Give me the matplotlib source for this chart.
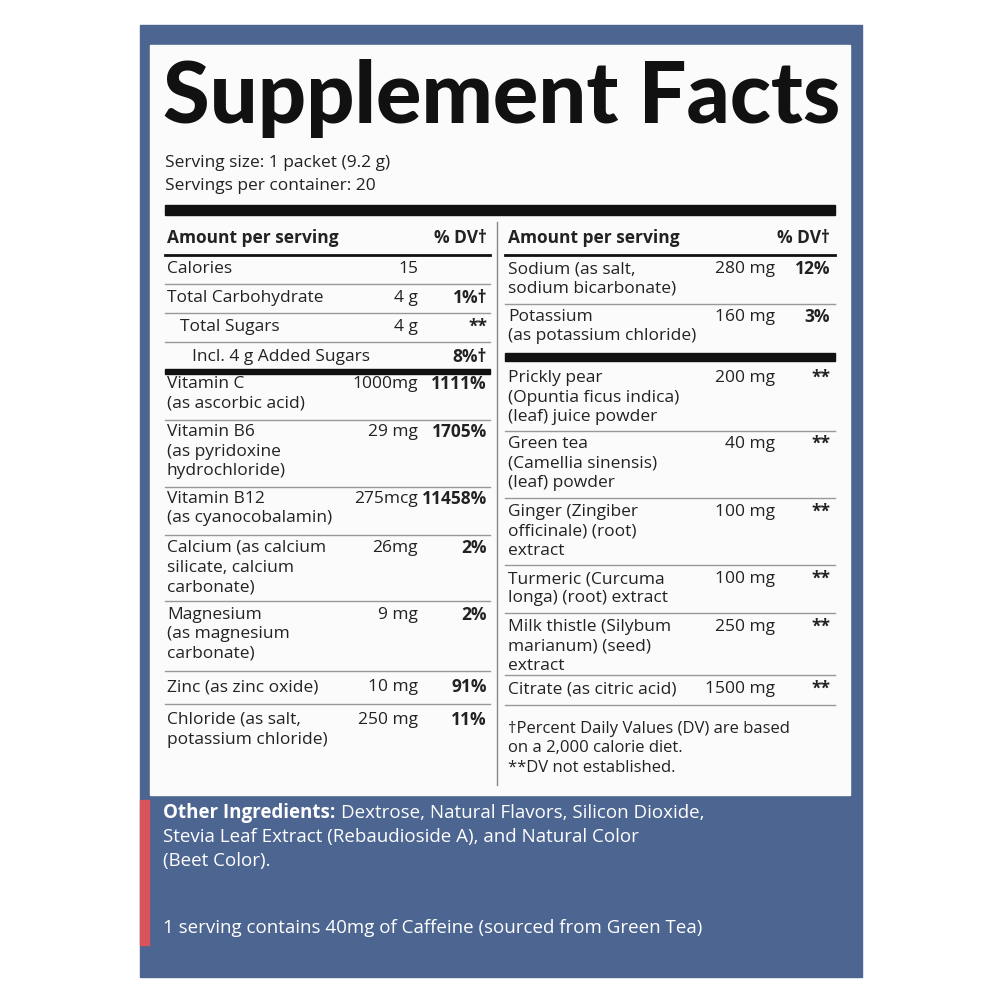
import matplotlib
matplotlib.use("Agg")
import matplotlib.pyplot as plt
from matplotlib.patches import Rectangle

FONT = "Open Sans"
BLUE = "#4c6591"

left_names = ["Calories", "Total Carbohydrate", "Total Sugars", "Incl. 4 g Added Sugars",
              "Vitamin C\n(as ascorbic acid)", "Vitamin B6\n(as pyridoxine\nhydrochloride)",
              "Vitamin B12\n(as cyanocobalamin)", "Calcium (as calcium\nsilicate, calcium\ncarbonate)",
              "Magnesium\n(as magnesium\ncarbonate)", "Zinc (as zinc oxide)",
              "Chloride (as salt,\npotassium chloride)"]
left_amounts = ["15", "4 g", "4 g", "", "1000mg", "29 mg", "275mcg", "26mg", "9 mg", "10 mg", "250 mg"]
left_dv = ["", "1%†", "**", "8%†", "1111%", "1705%", "11458%", "2%", "2%", "91%", "11%"]

right_names = ["Sodium (as salt,\nsodium bicarbonate)", "Potassium\n(as potassium chloride)",
               "Prickly pear\n(Opuntia ficus indica)\n(leaf) juice powder",
               "Green tea\n(Camellia sinensis)\n(leaf) powder",
               "Ginger (Zingiber\nofficinale) (root)\nextract",
               "Turmeric (Curcuma\nlonga) (root) extract",
               "Milk thistle (Silybum\nmarianum) (seed)\nextract",
               "Citrate (as citric acid)"]
right_amounts = ["280 mg", "160 mg", "200 mg", "40 mg", "100 mg", "100 mg", "250 mg", "1500 mg"]
right_dv = ["12%", "3%", "**", "**", "**", "**", "**", "**"]

# layout (pixel space)
left_y = [269, 298, 327, 357, 384, 432, 499, 548, 615, 687, 720]
left_x = [167, 167, 180, 192, 167, 167, 167, 167, 167, 167, 167]
left_lines = [284, 313, 342, 420, 487, 535, 601, 671, 704]
right_y = [269, 317, 378, 444, 512, 579, 627, 689]
right_lines = [304, 431, 498, 565, 613, 675, 705]
LS = 19.5

fig = plt.figure(figsize=(10, 10), dpi=100)
ax = fig.add_axes([0, 0, 1, 1])
ax.set_xlim(0, 1000)
ax.set_ylim(1000, 0)
ax.axis("off")

ax.add_patch(Rectangle((140, 25), 722, 952, color=BLUE))
ax.add_patch(Rectangle((140, 800), 9, 145, color="#d8545a"))
ax.add_patch(Rectangle((150, 45), 700, 750, color="#fbfbfb"))

ax.text(163, 98, "Supplement Facts", fontsize=61, fontweight="black", family="Lato",
        va="center", ha="left", color="#111")
kw = dict(fontsize=12.5, family=FONT, color="#222", va="center")
ax.text(165, 163, "Serving size: 1 packet (9.2 g)", **kw)
ax.text(165, 186, "Servings per container: 20", **kw)
ax.add_patch(Rectangle((165, 205), 670, 10, color="#111"))
ax.plot([497, 497], [222, 785], color="#888", lw=1)


def multiline(x, y, s, **k):
    for i, line in enumerate(s.split("\n")):
        ax.text(x, y + i * LS, line, **k)


ax.text(167, 238, "Amount per serving", fontweight="bold", **kw)
ax.text(487, 238, "% DV†", fontweight="bold", ha="right", **kw)
ax.text(508, 238, "Amount per serving", fontweight="bold", **kw)
ax.text(830, 238, "% DV†", fontweight="bold", ha="right", **kw)
ax.plot([165, 490], [255, 255], color="#111", lw=2)
ax.plot([505, 835], [255, 255], color="#111", lw=2)

for name, amt, dv, x, y in zip(left_names, left_amounts, left_dv, left_x, left_y):
    multiline(x, y, name, **kw)
    ax.text(418, y, amt, ha="right", **kw)
    ax.text(487, y, dv, ha="right", fontweight="bold", **kw)
for y in left_lines:
    ax.plot([165, 490], [y, y], color="#999", lw=1)
ax.add_patch(Rectangle((165, 369), 325, 5, color="#111"))

for name, amt, dv, y in zip(right_names, right_amounts, right_dv, right_y):
    multiline(508, y, name, **kw)
    ax.text(775, y, amt, ha="right", **kw)
    ax.text(830, y, dv, ha="right", fontweight="bold", **kw)
for y in right_lines:
    ax.plot([505, 835], [y, y], color="#999", lw=1)
ax.add_patch(Rectangle((505, 353), 330, 8, color="#111"))

multiline(508, 729, "†Percent Daily Values (DV) are based\non a 2,000 calorie diet.\n**DV not established.",
          **dict(kw, fontsize=12))

wk = dict(fontsize=13.5, family=FONT, color="white", va="center")
t = ax.text(163, 813, "Other Ingredients:", fontweight="bold", **wk)
fig.canvas.draw()
bb = t.get_window_extent().transformed(ax.transData.inverted())
ax.text(max(bb.x0, bb.x1) + 6, 813, "Dextrose, Natural Flavors, Silicon Dioxide,", **wk)
ax.text(163, 837, "Stevia Leaf Extract (Rebaudioside A), and Natural Color", **wk)
ax.text(163, 861, "(Beet Color).", **wk)
ax.text(163, 928, "1 serving contains 40mg of Caffeine (sourced from Green Tea)", **wk)

fig.savefig("out.png", dpi=100, facecolor="white")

Aim of the exercise: Ignore the images and quote every line of the listing exactly.

Answer to this task:
Give me the matplotlib source for this chart.
import matplotlib
matplotlib.use("Agg")
import matplotlib.pyplot as plt
from matplotlib.patches import Rectangle

FONT = "Open Sans"
BLUE = "#4c6591"

left_names = ["Calories", "Total Carbohydrate", "Total Sugars", "Incl. 4 g Added Sugars",
              "Vitamin C\n(as ascorbic acid)", "Vitamin B6\n(as pyridoxine\nhydrochloride)",
              "Vitamin B12\n(as cyanocobalamin)", "Calcium (as calcium\nsilicate, calcium\ncarbonate)",
              "Magnesium\n(as magnesium\ncarbonate)", "Zinc (as zinc oxide)",
              "Chloride (as salt,\npotassium chloride)"]
left_amounts = ["15", "4 g", "4 g", "", "1000mg", "29 mg", "275mcg", "26mg", "9 mg", "10 mg", "250 mg"]
left_dv = ["", "1%†", "**", "8%†", "1111%", "1705%", "11458%", "2%", "2%", "91%", "11%"]

right_names = ["Sodium (as salt,\nsodium bicarbonate)", "Potassium\n(as potassium chloride)",
               "Prickly pear\n(Opuntia ficus indica)\n(leaf) juice powder",
               "Green tea\n(Camellia sinensis)\n(leaf) powder",
               "Ginger (Zingiber\nofficinale) (root)\nextract",
               "Turmeric (Curcuma\nlonga) (root) extract",
               "Milk thistle (Silybum\nmarianum) (seed)\nextract",
               "Citrate (as citric acid)"]
right_amounts = ["280 mg", "160 mg", "200 mg", "40 mg", "100 mg", "100 mg", "250 mg", "1500 mg"]
right_dv = ["12%", "3%", "**", "**", "**", "**", "**", "**"]

# layout (pixel space)
left_y = [269, 298, 327, 357, 384, 432, 499, 548, 615, 687, 720]
left_x = [167, 167, 180, 192, 167, 167, 167, 167, 167, 167, 167]
left_lines = [284, 313, 342, 420, 487, 535, 601, 671, 704]
right_y = [269, 317, 378, 444, 512, 579, 627, 689]
right_lines = [304, 431, 498, 565, 613, 675, 705]
LS = 19.5

fig = plt.figure(figsize=(10, 10), dpi=100)
ax = fig.add_axes([0, 0, 1, 1])
ax.set_xlim(0, 1000)
ax.set_ylim(1000, 0)
ax.axis("off")

ax.add_patch(Rectangle((140, 25), 722, 952, color=BLUE))
ax.add_patch(Rectangle((140, 800), 9, 145, color="#d8545a"))
ax.add_patch(Rectangle((150, 45), 700, 750, color="#fbfbfb"))

ax.text(163, 98, "Supplement Facts", fontsize=61, fontweight="black", family="Lato",
        va="center", ha="left", color="#111")
kw = dict(fontsize=12.5, family=FONT, color="#222", va="center")
ax.text(165, 163, "Serving size: 1 packet (9.2 g)", **kw)
ax.text(165, 186, "Servings per container: 20", **kw)
ax.add_patch(Rectangle((165, 205), 670, 10, color="#111"))
ax.plot([497, 497], [222, 785], color="#888", lw=1)


def multiline(x, y, s, **k):
    for i, line in enumerate(s.split("\n")):
        ax.text(x, y + i * LS, line, **k)


ax.text(167, 238, "Amount per serving", fontweight="bold", **kw)
ax.text(487, 238, "% DV†", fontweight="bold", ha="right", **kw)
ax.text(508, 238, "Amount per serving", fontweight="bold", **kw)
ax.text(830, 238, "% DV†", fontweight="bold", ha="right", **kw)
ax.plot([165, 490], [255, 255], color="#111", lw=2)
ax.plot([505, 835], [255, 255], color="#111", lw=2)

for name, amt, dv, x, y in zip(left_names, left_amounts, left_dv, left_x, left_y):
    multiline(x, y, name, **kw)
    ax.text(418, y, amt, ha="right", **kw)
    ax.text(487, y, dv, ha="right", fontweight="bold", **kw)
for y in left_lines:
    ax.plot([165, 490], [y, y], color="#999", lw=1)
ax.add_patch(Rectangle((165, 369), 325, 5, color="#111"))

for name, amt, dv, y in zip(right_names, right_amounts, right_dv, right_y):
    multiline(508, y, name, **kw)
    ax.text(775, y, amt, ha="right", **kw)
    ax.text(830, y, dv, ha="right", fontweight="bold", **kw)
for y in right_lines:
    ax.plot([505, 835], [y, y], color="#999", lw=1)
ax.add_patch(Rectangle((505, 353), 330, 8, color="#111"))

multiline(508, 729, "†Percent Daily Values (DV) are based\non a 2,000 calorie diet.\n**DV not established.",
          **dict(kw, fontsize=12))

wk = dict(fontsize=13.5, family=FONT, color="white", va="center")
t = ax.text(163, 813, "Other Ingredients:", fontweight="bold", **wk)
fig.canvas.draw()
bb = t.get_window_extent().transformed(ax.transData.inverted())
ax.text(max(bb.x0, bb.x1) + 6, 813, "Dextrose, Natural Flavors, Silicon Dioxide,", **wk)
ax.text(163, 837, "Stevia Leaf Extract (Rebaudioside A), and Natural Color", **wk)
ax.text(163, 861, "(Beet Color).", **wk)
ax.text(163, 928, "1 serving contains 40mg of Caffeine (sourced from Green Tea)", **wk)

fig.savefig("out.png", dpi=100, facecolor="white")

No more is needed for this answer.